We have become accustomed over recent years to the argument that modern constitutions retain a sovereign function and that a tacit totalitarianism functions as a limiting principle within constitutional democracies. Giorgio Agamben’s reading of Carl Schmitt pays particular attention to the exercise of sovereign power to create a state of exception that suspends constitutional protections and rights of inclusion for designated populations within established democratic polities. Arendt’s Jewish Writings offer a valuable counter-perspective. Although Agamben is clearly indebted to Arendt’s The Human Condition in his elaboration of ‘bare life’ (the life which, jettisoned from the polis, is exposed to raw power), it is the nation-state rather than sovereignty that is Arendt’s focus in her work on totalitarianism. By insisting that statelessness is the recurrent political disaster of the 20th century (it now takes on new forms in the 21st), Arendt refuses to give a metaphysical cast to ‘bare life’. Indeed, she makes it quite clear in The Origins of Totalitarianism that the ostensible ‘state of nature’ to which displaced and stateless people are reduced is not natural or metaphysical at all, but the name for a specifically political form of destitution.

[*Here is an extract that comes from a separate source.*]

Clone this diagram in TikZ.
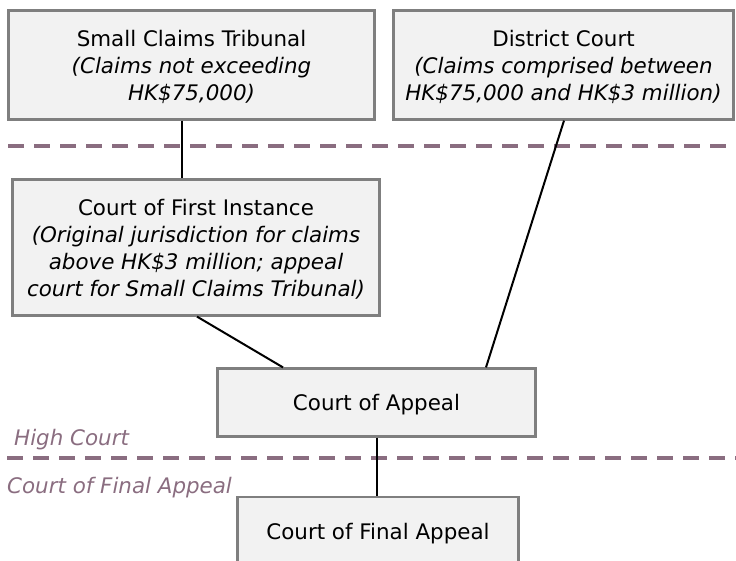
\documentclass[tikz,border=0pt]{standalone}
\usepackage{fontspec}
\setmainfont{DejaVu Sans}
\definecolor{boxgray}{HTML}{7F7F7F}
\definecolor{boxfill}{HTML}{F2F2F2}
\definecolor{divcol}{HTML}{8A6D80}
\begin{document}
\begin{tikzpicture}[x=1pt,y=-1pt,
  court/.style={draw=boxgray, line width=2.2pt, fill=boxfill, inner sep=0pt, align=center, text depth=0pt, font=\fontsize{21.4}{27}\selectfont},
  link/.style={line width=2pt, draw=black},
  divider/.style={line width=4pt, draw=divcol, dash pattern=on 16pt off 10pt},
  tier/.style={anchor=base west, text=divcol, font=\fontsize{21.4}{27}\selectfont\itshape, inner sep=0pt}]
\useasboundingbox (0,0) rectangle (736,561);
\clip (0,0) rectangle (736,561);
% dividers
\coordinate (d1a) at (8,146);
\coordinate (d1b) at (740,146);
\coordinate (d2a) at (7,458);
\coordinate (d2b) at (740,458);
\draw[divider] (d1a) -- (d1b);
\draw[divider] (d2a) -- (d2b);
% tier labels
\node[tier] (hc) at (14,445) {High Court};
\node[tier] (cfal) at (7,493) {Court of Final Appeal};
% courts
\node[court, minimum width=366pt, minimum height=109pt] (sct) at (191.5,65)
  {Small Claims Tribunal\\\textit{(Claims not exceeding}\\\textit{HK\$75,000)}};
\node[court, minimum width=340pt, minimum height=109pt] (dc) at (563.5,65)
  {District Court\\\textit{(Claims comprised between}\\\textit{HK\$75,000 and HK\$3 million)}};
\node[court, minimum width=367pt, minimum height=136pt] (cfi) at (196,247.5)
  {Court of First Instance\\\textit{(Original jurisdiction for claims}\\\textit{above HK\$3 million; appeal}\\\textit{court for Small Claims Tribunal)}};
\node[court, minimum width=318pt, minimum height=68pt] (coa) at (376.5,402.5)
  {Court of Appeal};
\node[court, minimum width=281pt, minimum height=68pt] (cfa) at (378,531)
  {Court of Final Appeal};
% connectors
\draw[link] ([xshift=-9.5pt]sct.south) -- ([xshift=-14pt]cfi.north);
\draw[link] ([xshift=0.5pt]dc.south) -- ([xshift=109.5pt]coa.north);
\draw[link] ([xshift=1pt]cfi.south) -- ([xshift=-93.5pt]coa.north);
\draw[link] ([xshift=0.5pt]coa.south) -- ([xshift=-1pt]cfa.north);
\end{tikzpicture}
\end{document}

Adalah, ‘the legal centre for Arab minority rights in Israel’, recently proposed a ‘democratic constitution’ that starts out not with the question, ‘Who is a Jew?’, but with the question, ‘Who is a citizen?’ Although it does not seek to adjudicate on what establishes the legitimate territory of this state, it does propose a systematic separation of nation and state, and so resonates with an Arendtian politics. Arendt’s idea of a federated polity is not the same as prevailing pluralist modes of multiculturalism, but it does posit a political way of life that is not merely a fractious collection of sovereign cultural identities, but disperses sovereignty, nationalism and individualism alike into new forms of social and political co-existence. Hopeful, perhaps naive, but not for that reason something we can permanently do without – at least not without the ceaseless territorial violence that Arendt warned against.